The old syringa or Mock Orange, is another easy-going shrub, too often forgotten. Personally I like the early, very sweet-scented species, called coronarius, found in most old gardens; but Virginal, with double flowers, is a lovely cool green-and-white sight in midsummer; and so are Belle Etoile and purpureo-maculatus, both blotched with maroon in the centre. Grandiflorus is the one with big single white flowers, very decorative but entirely scentless, which may be a recommendation for people who do not like heavily-scented flowers in their rooms. By the way, if you strip all the leaves from cut branches of syringa they will last far longer, besides gaining in beauty. Try. And smash the woody stems with a hammer.
I end with a counsel of warning. Counsel: try to see plants in bloom during the coming months, either in private gardens open to the public – and there are many, my own garden, for instance, is open every day until the end of October – or at shows, or in nursery gardens, or in gardens such as Kew and the Royal Horticultural Society's place at Wisley. There is no better way of judging what plants really look like and what really appeals to you. Warning: this applies to slug-bait. Whatever you use, keep it away from dogs and cats, either by mixing it with tea-leaves or by tilting something like a tile or a piece of glass over it. It is wise to be on the safe side.
May 9, 1948
Agreeable incidents do continue to occur from time to time, even in 1948; and there still seem to be days when things marvellously go right instead of wrong, rarities to be recorded with gratitude before they can be forgotten. Such a day, culminating in such an incident, was given to me recently. I had had occasion to drive across ten miles of Kent, through the orchard country. The apple-blossom was not yet fully out; and it was still in that fugitive precious stage of being more of a promise than a fulfilment. Apple-blossom too quickly becomes over-blown, whereas its true character is to be as tightly youthful as an eighteen-year-old poet. There they were, the closed buds just flushing pink, making a faintly roseate haze over the old trees grey with age; closed buds of youth graciously blushing as youth must blush in the presence of age, knowing very well that within a few months they themselves would turn into the apples of autumnal fruit.
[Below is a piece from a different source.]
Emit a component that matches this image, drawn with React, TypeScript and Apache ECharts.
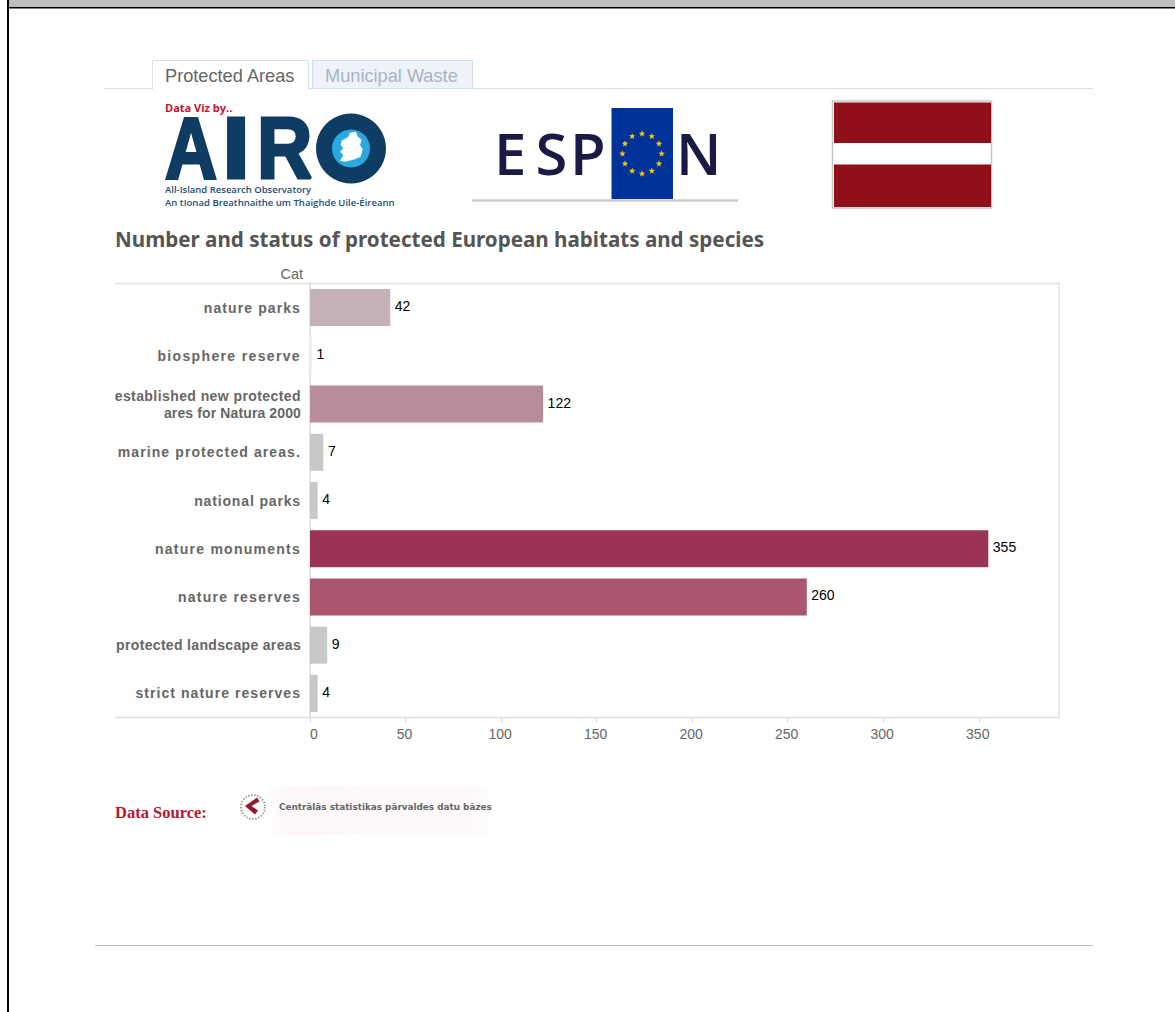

But if the apple-blossom was no more than a pink veil thrown over the orchards, the cherry was at its most magnificent. Never had it looked more lavish than this year (1948), nor so white, so candidly white. This heavy whiteness of the cherry, always enhanced by the contrasting blackness of the branches, was on this particular afternoon deepened – if white may be said to deepen- by a pewter-grey sky of storm as a backcloth; and I thought, not for the first time, how perfectly married were these two effects in April: the dazzling blossom and the peculiarly lurid heaven which is only half a menace. Only half, for however wrathful it may pretend to be overhead, there are gleams of light round the edges, with lances of sun striking a church tower somewhere in the landscape. It is not a true threat; it is a temporary threat, put on for its theatrical effect – Nature's original of that most strange and beautiful of man's new inventions, flood-lighting.
Enriched by these experiences I came home, expecting no further delight that day; but on arrival I saw a closed van at the front door. Having long awaited some spare parts to repair the boiler, dreary, yet necessary, I walked round to the back of the van, thinking how quickly utilitarian life returned to oust beauty, and with a sigh prepared to investigate some graceless assortment of ironmongery whose function would be incomprehensible to me. But there was no such thing. Instead, a smiling young man confronted me, saying he did not know if I would be interested, but he had brought these... and opened the van as he spoke.
'These' were giant pansies, thousands and thousands of them. The van's dark interior was a cavern of colour. Some royal hand had flung rugs of velvet over the stacks of wooden trays. Purples were there; and subtler colours than purple: bronze and greenish-yellow and claret and rose-red, all in their queer cat-faces of crumpled velvet. I stood amazed. What an imaginative young man, I thought, to hawk this giant strain round the countryside, selling his plants to any buyer. When I questioned him, he said, modestly, that he hoped people would not be able to resist them. He was probably right, and I wish him good luck in his enterprise. As for those whose houses do not lie on his road, a packet of seed should serve the purpose, and by next spring the ground should appear as though spread with the most sumptuous carpet from Isfahan.